Data for this exercise >>
## Start

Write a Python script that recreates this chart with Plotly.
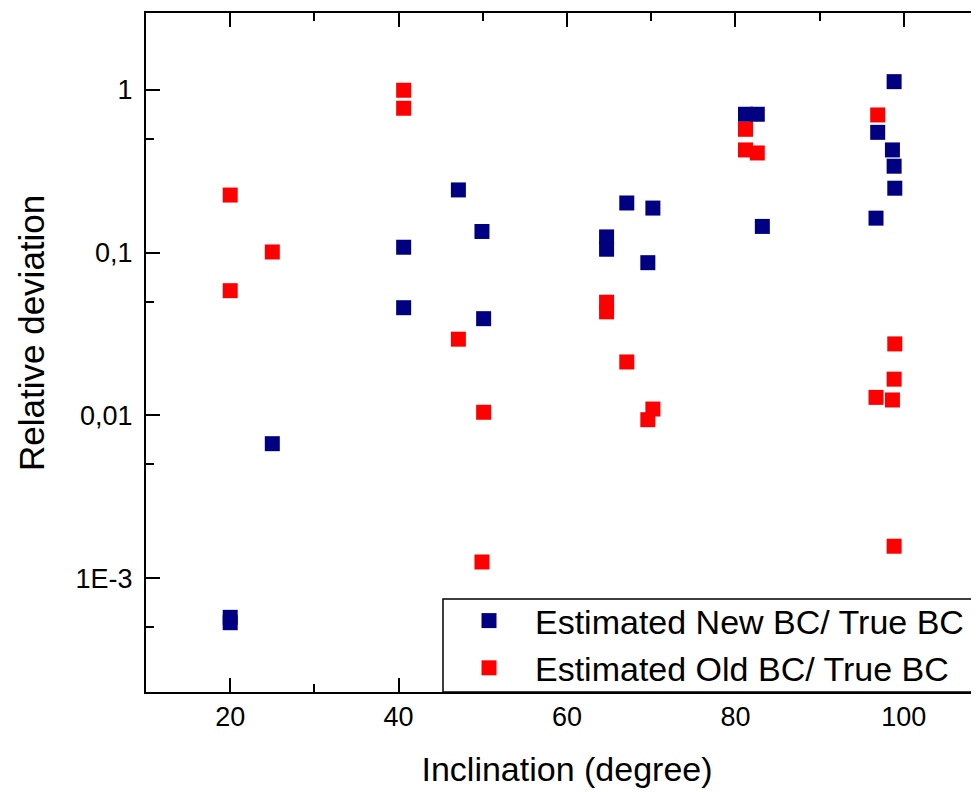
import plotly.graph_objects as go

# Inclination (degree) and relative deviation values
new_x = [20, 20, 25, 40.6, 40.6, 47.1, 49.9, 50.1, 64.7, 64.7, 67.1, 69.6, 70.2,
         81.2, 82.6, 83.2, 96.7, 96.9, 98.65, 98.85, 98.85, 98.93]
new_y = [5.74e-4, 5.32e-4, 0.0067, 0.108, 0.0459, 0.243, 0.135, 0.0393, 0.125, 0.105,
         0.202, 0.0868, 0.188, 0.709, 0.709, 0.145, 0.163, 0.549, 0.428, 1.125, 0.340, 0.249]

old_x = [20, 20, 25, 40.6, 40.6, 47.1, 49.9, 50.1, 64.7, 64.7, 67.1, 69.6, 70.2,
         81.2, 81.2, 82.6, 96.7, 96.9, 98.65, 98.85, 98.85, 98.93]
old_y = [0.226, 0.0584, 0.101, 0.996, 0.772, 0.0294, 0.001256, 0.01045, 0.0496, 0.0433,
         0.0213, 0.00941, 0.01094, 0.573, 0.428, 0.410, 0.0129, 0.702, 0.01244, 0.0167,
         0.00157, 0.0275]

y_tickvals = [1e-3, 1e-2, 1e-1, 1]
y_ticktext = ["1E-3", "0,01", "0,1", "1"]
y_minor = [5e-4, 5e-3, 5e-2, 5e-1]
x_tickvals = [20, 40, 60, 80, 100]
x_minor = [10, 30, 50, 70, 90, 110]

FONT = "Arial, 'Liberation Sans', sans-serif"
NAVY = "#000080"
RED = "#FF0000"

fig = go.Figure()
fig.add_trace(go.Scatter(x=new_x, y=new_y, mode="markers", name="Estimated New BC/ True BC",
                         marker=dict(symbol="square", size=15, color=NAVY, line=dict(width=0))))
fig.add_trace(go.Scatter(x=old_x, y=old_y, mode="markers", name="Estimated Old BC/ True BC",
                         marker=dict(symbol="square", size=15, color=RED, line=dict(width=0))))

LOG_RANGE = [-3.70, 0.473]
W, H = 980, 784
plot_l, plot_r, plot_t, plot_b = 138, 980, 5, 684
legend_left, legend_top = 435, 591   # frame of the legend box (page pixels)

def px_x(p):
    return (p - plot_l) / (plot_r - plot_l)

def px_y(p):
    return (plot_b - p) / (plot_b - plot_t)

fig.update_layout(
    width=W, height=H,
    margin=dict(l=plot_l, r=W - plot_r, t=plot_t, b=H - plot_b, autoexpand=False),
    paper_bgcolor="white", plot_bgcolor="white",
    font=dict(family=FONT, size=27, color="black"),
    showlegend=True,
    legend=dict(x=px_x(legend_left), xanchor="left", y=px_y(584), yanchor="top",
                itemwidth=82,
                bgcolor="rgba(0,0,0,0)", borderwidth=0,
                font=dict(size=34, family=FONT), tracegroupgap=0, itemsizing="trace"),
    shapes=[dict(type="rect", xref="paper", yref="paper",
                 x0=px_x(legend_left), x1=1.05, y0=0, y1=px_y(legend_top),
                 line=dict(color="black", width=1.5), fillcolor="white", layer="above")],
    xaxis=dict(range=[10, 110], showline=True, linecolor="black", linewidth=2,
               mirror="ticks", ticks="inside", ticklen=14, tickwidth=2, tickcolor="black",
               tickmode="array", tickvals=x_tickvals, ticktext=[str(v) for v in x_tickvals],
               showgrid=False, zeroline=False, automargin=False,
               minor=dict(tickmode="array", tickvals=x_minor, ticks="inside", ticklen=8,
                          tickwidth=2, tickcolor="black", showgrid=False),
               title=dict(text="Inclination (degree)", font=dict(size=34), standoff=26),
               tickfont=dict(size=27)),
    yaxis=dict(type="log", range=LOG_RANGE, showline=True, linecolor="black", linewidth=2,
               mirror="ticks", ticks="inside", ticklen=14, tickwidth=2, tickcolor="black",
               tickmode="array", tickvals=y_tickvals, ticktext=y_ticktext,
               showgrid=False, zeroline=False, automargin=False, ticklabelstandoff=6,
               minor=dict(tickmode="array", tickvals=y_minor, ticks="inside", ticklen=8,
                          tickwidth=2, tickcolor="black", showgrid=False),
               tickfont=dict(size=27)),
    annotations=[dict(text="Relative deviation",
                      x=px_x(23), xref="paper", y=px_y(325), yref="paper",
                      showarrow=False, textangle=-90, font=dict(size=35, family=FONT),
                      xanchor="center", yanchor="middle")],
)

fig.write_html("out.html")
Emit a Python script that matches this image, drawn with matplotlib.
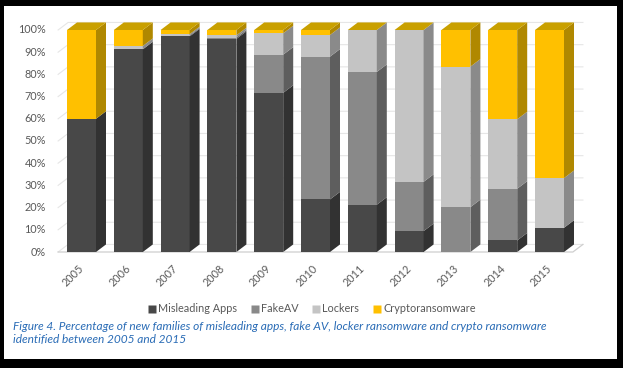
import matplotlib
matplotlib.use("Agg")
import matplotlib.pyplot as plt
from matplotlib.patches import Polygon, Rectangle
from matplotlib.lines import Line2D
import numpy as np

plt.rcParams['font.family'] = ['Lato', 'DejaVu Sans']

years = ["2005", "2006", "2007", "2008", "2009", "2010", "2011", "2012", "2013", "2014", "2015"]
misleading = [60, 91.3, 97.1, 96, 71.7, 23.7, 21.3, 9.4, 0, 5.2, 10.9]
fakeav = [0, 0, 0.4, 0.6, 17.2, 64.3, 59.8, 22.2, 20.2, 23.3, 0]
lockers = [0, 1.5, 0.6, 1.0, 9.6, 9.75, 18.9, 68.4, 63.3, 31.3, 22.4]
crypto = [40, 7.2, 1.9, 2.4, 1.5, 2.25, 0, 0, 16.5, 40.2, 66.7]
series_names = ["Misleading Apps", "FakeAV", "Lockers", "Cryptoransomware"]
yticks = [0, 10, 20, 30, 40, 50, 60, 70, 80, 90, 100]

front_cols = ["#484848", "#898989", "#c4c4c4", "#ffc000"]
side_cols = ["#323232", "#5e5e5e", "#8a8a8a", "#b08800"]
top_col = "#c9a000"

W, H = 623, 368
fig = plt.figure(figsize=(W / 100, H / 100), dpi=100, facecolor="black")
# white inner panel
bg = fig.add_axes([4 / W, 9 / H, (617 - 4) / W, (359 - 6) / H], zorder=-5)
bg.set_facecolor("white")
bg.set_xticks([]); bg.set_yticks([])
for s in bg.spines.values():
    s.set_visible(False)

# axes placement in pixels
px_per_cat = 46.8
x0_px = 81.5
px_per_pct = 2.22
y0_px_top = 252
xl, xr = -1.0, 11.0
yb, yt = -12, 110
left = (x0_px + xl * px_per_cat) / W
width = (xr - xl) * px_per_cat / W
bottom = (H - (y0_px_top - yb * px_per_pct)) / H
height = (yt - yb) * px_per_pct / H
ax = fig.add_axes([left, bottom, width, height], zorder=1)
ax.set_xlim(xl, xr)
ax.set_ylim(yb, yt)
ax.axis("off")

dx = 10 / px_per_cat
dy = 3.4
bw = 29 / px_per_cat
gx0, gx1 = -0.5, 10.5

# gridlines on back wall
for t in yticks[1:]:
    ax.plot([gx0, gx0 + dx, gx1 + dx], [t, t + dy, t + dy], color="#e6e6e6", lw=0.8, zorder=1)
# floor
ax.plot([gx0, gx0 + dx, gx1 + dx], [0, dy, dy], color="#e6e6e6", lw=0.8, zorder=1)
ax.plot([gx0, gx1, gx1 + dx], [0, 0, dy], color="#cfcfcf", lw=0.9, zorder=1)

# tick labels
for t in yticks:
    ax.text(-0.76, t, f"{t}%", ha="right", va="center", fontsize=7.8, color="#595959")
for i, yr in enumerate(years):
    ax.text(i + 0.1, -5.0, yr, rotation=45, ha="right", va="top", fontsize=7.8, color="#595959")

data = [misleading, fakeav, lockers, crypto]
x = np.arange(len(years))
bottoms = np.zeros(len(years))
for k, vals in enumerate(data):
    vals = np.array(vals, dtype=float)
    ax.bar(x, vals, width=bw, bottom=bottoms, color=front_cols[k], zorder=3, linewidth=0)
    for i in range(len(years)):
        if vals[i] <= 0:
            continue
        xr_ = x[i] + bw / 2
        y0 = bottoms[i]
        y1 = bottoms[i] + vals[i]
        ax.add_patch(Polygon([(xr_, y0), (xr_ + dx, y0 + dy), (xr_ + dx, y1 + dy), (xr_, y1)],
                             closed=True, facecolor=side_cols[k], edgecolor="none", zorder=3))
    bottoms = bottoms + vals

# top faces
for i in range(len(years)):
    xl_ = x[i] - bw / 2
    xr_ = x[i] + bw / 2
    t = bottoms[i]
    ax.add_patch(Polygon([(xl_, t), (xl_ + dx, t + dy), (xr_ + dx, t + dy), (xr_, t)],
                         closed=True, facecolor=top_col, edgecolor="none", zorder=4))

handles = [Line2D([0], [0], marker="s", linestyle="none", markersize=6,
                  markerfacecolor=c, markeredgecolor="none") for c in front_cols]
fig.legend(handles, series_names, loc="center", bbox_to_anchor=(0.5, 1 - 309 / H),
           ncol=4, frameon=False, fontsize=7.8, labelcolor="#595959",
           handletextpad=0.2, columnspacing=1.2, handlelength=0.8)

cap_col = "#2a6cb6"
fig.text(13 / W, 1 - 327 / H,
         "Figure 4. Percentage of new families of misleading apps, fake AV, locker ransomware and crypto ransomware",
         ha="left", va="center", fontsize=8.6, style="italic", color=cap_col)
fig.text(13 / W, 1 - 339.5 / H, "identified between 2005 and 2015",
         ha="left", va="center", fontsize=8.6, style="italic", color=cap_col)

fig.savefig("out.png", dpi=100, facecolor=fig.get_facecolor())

## End
## Start

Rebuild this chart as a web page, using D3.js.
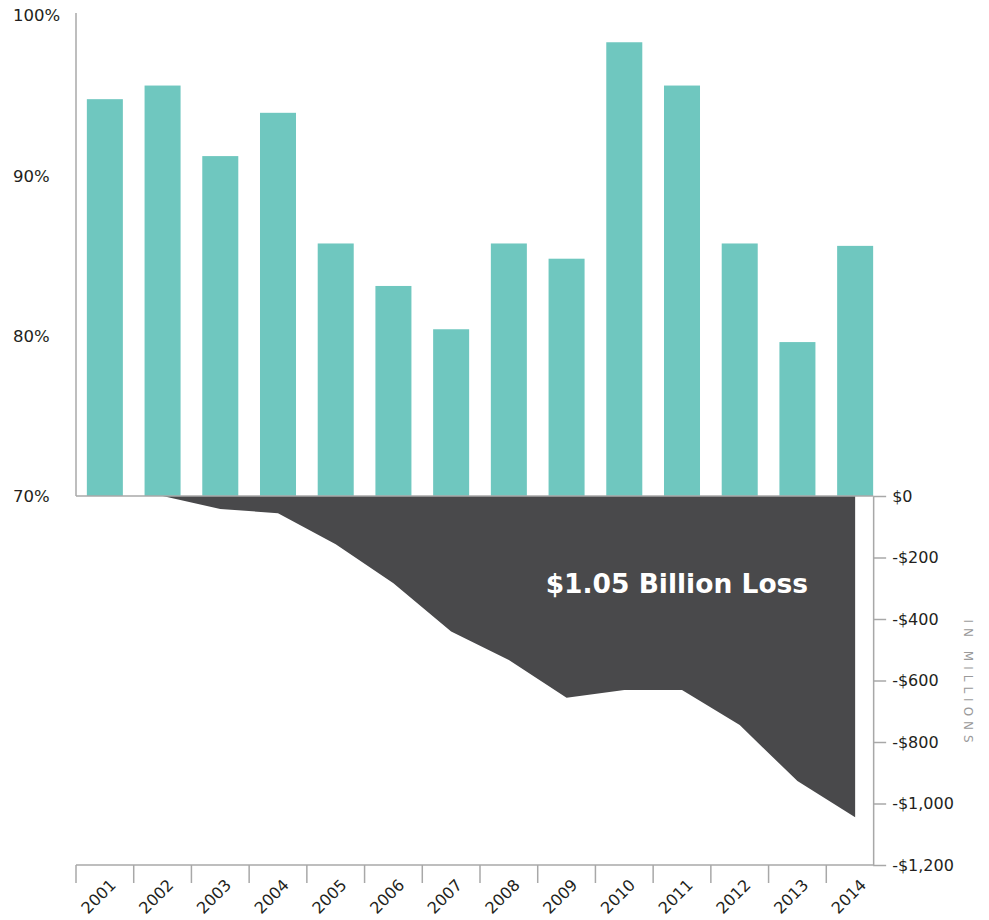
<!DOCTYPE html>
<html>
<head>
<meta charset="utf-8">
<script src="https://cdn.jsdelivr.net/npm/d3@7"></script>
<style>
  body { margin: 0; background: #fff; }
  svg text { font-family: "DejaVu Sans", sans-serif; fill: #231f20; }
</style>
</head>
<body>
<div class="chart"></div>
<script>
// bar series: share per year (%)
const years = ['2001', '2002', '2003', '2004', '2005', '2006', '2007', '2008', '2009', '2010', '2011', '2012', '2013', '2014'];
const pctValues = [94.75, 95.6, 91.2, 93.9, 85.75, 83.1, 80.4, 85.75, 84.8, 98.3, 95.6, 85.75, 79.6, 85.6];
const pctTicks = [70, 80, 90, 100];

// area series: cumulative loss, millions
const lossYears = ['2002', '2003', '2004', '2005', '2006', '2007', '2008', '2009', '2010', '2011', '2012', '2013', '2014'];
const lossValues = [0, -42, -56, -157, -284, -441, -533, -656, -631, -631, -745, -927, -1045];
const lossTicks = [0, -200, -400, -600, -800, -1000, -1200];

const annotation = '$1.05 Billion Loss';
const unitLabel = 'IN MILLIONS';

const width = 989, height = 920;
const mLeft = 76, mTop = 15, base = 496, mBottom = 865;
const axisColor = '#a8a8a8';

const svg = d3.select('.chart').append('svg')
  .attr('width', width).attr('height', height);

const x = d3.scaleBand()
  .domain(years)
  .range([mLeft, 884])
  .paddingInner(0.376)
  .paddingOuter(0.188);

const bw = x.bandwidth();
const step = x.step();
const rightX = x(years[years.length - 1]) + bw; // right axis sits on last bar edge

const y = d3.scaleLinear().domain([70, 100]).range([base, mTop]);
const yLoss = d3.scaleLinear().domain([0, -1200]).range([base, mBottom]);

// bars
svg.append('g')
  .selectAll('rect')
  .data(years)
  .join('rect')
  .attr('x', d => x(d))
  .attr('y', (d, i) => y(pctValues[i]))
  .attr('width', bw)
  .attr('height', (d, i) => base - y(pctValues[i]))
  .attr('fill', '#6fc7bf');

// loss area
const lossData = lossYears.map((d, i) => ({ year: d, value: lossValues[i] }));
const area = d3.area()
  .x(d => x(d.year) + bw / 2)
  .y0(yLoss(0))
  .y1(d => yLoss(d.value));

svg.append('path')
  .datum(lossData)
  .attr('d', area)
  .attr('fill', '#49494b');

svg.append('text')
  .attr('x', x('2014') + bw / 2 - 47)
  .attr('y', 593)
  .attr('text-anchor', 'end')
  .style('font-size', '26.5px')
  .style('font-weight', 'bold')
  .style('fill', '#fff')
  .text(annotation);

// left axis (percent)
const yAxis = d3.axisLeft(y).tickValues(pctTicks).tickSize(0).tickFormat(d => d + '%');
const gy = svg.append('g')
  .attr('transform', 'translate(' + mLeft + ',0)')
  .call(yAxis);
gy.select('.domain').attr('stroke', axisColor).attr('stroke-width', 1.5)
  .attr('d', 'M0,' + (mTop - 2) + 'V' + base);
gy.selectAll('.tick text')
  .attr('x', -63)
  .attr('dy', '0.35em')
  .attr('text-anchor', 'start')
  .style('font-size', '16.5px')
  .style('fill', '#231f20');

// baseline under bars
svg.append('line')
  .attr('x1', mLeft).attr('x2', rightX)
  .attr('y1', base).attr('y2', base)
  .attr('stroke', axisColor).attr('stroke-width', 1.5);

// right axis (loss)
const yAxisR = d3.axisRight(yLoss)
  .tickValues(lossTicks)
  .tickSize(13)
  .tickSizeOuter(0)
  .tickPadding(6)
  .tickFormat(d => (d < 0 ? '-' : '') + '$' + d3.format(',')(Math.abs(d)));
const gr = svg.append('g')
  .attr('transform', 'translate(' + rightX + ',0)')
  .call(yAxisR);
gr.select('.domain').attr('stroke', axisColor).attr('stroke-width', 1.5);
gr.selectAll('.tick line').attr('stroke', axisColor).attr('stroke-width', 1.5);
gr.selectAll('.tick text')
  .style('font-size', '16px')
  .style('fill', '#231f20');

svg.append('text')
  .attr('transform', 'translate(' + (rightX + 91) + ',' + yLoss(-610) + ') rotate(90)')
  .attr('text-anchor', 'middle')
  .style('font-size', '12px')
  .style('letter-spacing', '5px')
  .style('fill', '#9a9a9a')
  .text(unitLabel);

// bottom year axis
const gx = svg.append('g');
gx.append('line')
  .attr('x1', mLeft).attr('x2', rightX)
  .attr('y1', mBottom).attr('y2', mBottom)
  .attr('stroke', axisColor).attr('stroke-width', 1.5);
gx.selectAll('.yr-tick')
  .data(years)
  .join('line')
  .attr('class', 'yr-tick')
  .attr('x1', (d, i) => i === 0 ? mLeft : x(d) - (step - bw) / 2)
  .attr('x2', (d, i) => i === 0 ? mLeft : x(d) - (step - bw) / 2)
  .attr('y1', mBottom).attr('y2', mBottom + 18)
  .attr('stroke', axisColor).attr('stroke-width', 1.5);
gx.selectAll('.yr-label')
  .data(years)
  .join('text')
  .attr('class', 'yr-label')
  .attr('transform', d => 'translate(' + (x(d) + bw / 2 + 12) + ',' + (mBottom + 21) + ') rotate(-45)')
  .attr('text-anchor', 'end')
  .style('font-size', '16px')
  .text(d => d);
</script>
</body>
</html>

## End

Exercise aim >>
The copy should hold exactly the lines from the line with "Write a Python" to the line with "0.00157, 0.0275]", both ends in, set down without any pictures and with nothing added.

Worked answer >>
Write a Python script that recreates this chart with Plotly.
import plotly.graph_objects as go

# Inclination (degree) and relative deviation values
new_x = [20, 20, 25, 40.6, 40.6, 47.1, 49.9, 50.1, 64.7, 64.7, 67.1, 69.6, 70.2,
         81.2, 82.6, 83.2, 96.7, 96.9, 98.65, 98.85, 98.85, 98.93]
new_y = [5.74e-4, 5.32e-4, 0.0067, 0.108, 0.0459, 0.243, 0.135, 0.0393, 0.125, 0.105,
         0.202, 0.0868, 0.188, 0.709, 0.709, 0.145, 0.163, 0.549, 0.428, 1.125, 0.340, 0.249]

old_x = [20, 20, 25, 40.6, 40.6, 47.1, 49.9, 50.1, 64.7, 64.7, 67.1, 69.6, 70.2,
         81.2, 81.2, 82.6, 96.7, 96.9, 98.65, 98.85, 98.85, 98.93]
old_y = [0.226, 0.0584, 0.101, 0.996, 0.772, 0.0294, 0.001256, 0.01045, 0.0496, 0.0433,
         0.0213, 0.00941, 0.01094, 0.573, 0.428, 0.410, 0.0129, 0.702, 0.01244, 0.0167,
         0.00157, 0.0275]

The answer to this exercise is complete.